Disturbing accounts of being stalked by alleged L.A. serial killer

Witnesses have come forward to say they were stalked by a man who police say they believe is a serial killer.

Alex Hernandez, 34, has so far been charged with fatally shooting one person and trying to kill two others. Detectives have identified him as the suspect in at least five other shootings, including the three on Aug. 24. He has not entered a plea.

As the police probe of Hernandez continues, investigators are reviewing accounts of people who say they were followed in recent weeks by a driver in a gold-colored or tan SUV. In two cases, investigators suspect the killer was hunting potential victims.

In one account, two young women were driving to a late-night party in Sylmar when one noticed a large sport utility vehicle on their tail.


They tried to lose the SUV, but it kept following. Terrified, the women drove to a San Fernando Valley police station to report the incident. The SUV drove away.

The mother of one of the women who was followed told The Times that her 22-year-old daughter felt sick over the news of the killings and the thought that her life may have been in danger.

“She’s shocked. We’re all shocked,” the woman, who declined to give her name, said. “My daughter said she felt like he wanted to harm them.”

Detectives now believe the women were indeed being stalked — and, in fact, that the Aug. 10 incident marked the beginning of a 14-day stretch in which Los Angeles-area motorists were followed and sometimes shot at by a man police have labeled a serial killer. The string ended Aug. 24 in the San Fernando Valley when a shotgun-wielding man in an SUV killed three people, and wounded four others, in three separate shootings.


Nearly two weeks after the two women were pursued, Sylmar resident Adrian Gonzalez and his friend were driving to a late-night eatery near his home. Gonzalez told The Times that he noticed a large sport utility vehicle with its headlights turned off following close behind their car in the early-morning darkness.

The SUV began to shadow their every move, he said, then pulled up on their passenger side — its headlights suddenly on. The driver screamed at Gonzalez to lower the window, and at one point, asked: “Do you know what time it is, homie?”

The SUV driver had his right hand on the steering wheel and his left arm down, said Gonzalez, 24.

“I thought, ‘This guy is going to pull a gun.’ That’s when my friend floored it and we took off,” he said. “We started driving as fast as we could.”


After about 20 minutes, they were able to shake the SUV, Gonzalez said.

At the time, he hadn’t considered calling the cops. “We just followed our instincts: Let’s try to lose this guy,” he said.

Later that morning, Gonzalez walked outside and made a startling discovery. Across the street, Hernandez — his neighbor — was pulling into his driveway in his tan SUV. The vehicle looked like the SUV that had been following Gonzalez and his friend that morning, and Hernandez’s attire matched that of the SUV’s driver, Gonzalez said.
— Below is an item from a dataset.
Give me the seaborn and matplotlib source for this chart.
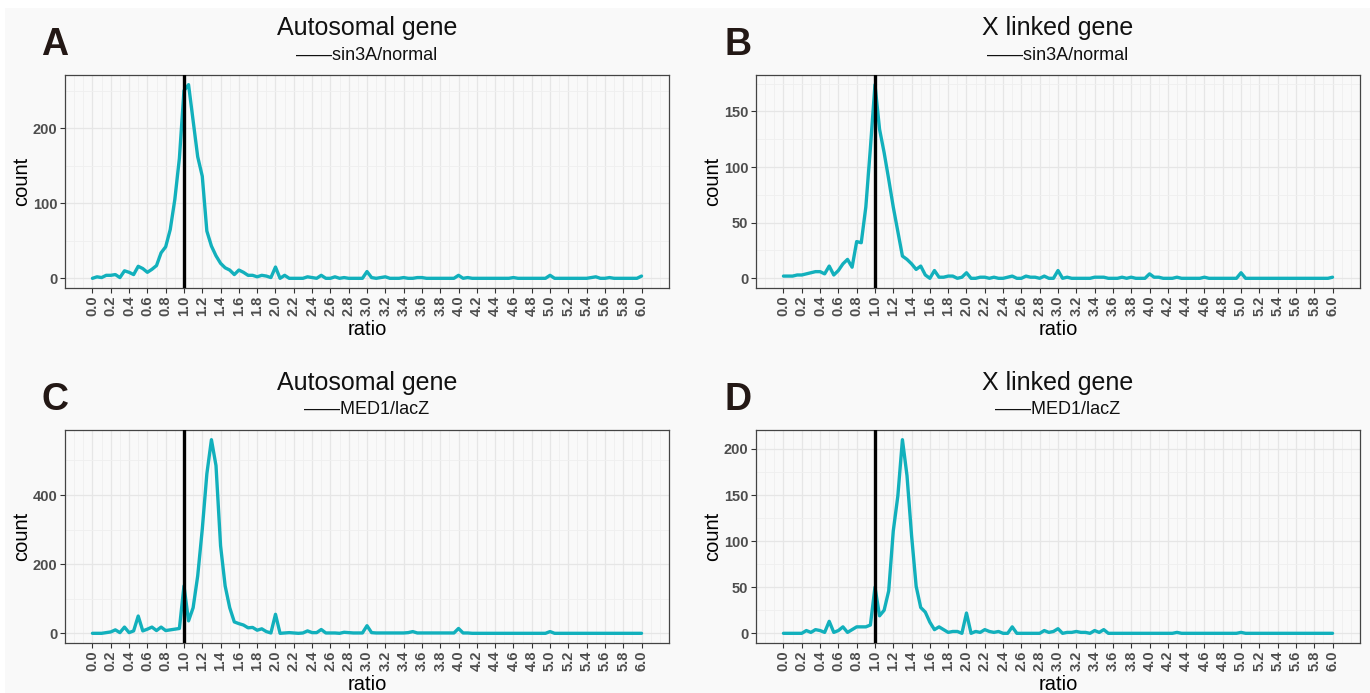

“He was wearing the same hat and the same shirt,” Gonzalez said, adding that he also wore glasses.


Gonzalez said Hernandez had lived in the neighborhood just over a year and sometimes behaved oddly. He would often sit in his SUV, sometimes well into the early-morning hours, he said.

Gonzalez said he and his brother, Albert, 26, confronted Hernandez, who acknowledged that he had followed Gonzalez and his friend.

“He said he wanted to know where we were going and what we were up to,” Gonzalez said. “We told him that was no way of approaching people and that the reason we fled was because we thought the driver was going to kill us.”

Hernandez told them he wouldn’t do anything to harm them because they were his neighbors, the brothers said.


“He said, ‘Nah, man, I don’t play around and do that,’” Hernandez said, according to Albert Gonzalez. “If I’m going to pull it, you’re not even going to see it.”

On the morning of Aug. 24, Gonzalez said, he awoke to news of the three fatal shootings.

Times staff writer Kate Mather contributed to this report.